In the other direction, as the sky darkens, look for the giant planet Jupiter shining brightly high up in the southeastern sky. Jupiter is accompanied by the much fainter but brightest star in the constellation Libra. Jupiter sets about an hour before sunrise as the month begins and about 2:40 a.m. at the end of the month.

By around mid-month, Venus and Jupiter are joined by the speedy inner planet Mercury, which rises up out of the solar glare to become increasingly easier to find as the month progresses when its time of setting increases to about 90 minutes after sunset by the end of the month.

Next up in the night sky is the ringed planet Saturn, which is located above the teapot shape of the constellation Sagittarius.  Saturn rises close to 11 p.m. as the month begins and about two hours earlier as June comes to a close.

Saturn is followed by the increasingly brighter planet Mars, which rises just before 1 a.m. as June begins and a little after 11 p.m. by the end of the month. Mars continues to brighten dramatically, becoming almost as bright as Jupiter by the end of the month as it heads toward its closest approach to Earth since 2003 in late July.

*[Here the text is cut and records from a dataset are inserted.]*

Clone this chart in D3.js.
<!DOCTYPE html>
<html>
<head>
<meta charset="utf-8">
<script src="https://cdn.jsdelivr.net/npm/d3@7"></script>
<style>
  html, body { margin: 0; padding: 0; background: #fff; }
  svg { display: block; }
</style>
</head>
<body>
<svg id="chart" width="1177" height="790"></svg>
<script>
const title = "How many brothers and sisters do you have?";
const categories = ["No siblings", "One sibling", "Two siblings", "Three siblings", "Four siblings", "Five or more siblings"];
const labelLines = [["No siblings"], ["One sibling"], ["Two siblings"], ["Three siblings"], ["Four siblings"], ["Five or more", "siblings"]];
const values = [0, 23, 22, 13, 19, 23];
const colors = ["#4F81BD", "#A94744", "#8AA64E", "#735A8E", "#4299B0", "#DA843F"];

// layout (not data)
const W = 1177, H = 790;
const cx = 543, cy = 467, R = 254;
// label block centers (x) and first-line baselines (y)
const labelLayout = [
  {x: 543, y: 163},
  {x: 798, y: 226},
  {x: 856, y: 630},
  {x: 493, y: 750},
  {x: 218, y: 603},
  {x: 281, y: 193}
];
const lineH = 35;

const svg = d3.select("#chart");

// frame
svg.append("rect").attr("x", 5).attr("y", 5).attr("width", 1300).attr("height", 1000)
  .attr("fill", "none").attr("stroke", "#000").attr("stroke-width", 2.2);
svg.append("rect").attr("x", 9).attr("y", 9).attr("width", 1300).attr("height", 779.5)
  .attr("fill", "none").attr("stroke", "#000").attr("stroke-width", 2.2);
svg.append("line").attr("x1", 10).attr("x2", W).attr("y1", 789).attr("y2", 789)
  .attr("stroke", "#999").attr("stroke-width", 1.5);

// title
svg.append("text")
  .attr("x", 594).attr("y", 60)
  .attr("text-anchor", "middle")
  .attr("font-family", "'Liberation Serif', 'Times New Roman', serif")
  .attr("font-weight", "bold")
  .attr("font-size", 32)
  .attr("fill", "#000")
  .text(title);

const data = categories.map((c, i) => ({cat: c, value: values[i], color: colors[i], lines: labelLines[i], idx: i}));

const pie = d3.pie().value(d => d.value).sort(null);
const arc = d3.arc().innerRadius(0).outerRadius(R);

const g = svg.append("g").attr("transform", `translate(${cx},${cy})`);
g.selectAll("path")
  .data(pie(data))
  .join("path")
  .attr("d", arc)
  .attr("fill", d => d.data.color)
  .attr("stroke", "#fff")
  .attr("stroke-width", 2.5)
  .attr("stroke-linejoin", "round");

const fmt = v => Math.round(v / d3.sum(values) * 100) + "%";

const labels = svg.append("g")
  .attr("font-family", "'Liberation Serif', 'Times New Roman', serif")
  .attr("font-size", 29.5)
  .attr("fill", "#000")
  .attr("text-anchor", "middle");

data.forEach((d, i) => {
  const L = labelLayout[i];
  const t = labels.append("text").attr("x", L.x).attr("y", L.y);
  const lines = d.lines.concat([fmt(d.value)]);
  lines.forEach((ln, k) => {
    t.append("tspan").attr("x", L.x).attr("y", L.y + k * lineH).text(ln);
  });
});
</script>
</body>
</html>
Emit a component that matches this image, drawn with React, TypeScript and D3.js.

As for the moon, look for the moon to the upper left of Saturn on June 1 and above Mars on June 3. The moon passes to the lower right of Venus on June 15 and then to the upper left of Venus the next evening. On June 23, the moon passes to the upper left of Jupiter.  The moon is full when it passes to within a degree of Saturn on June 27.  On the last day of the month, the moon passes above Mars.

For meteor shower watchers, there are no significant meteor showers this month. Even so, a sporadic meteor can flash across the sky at any time. From a dark site, meteors typically can be seen at a rate of about 5 meteors per hour.

The Sun arrives at the summer solstice at 4:07 a.m. on June 21, the longest day of the year, when summer begins in the Northern Hemisphere.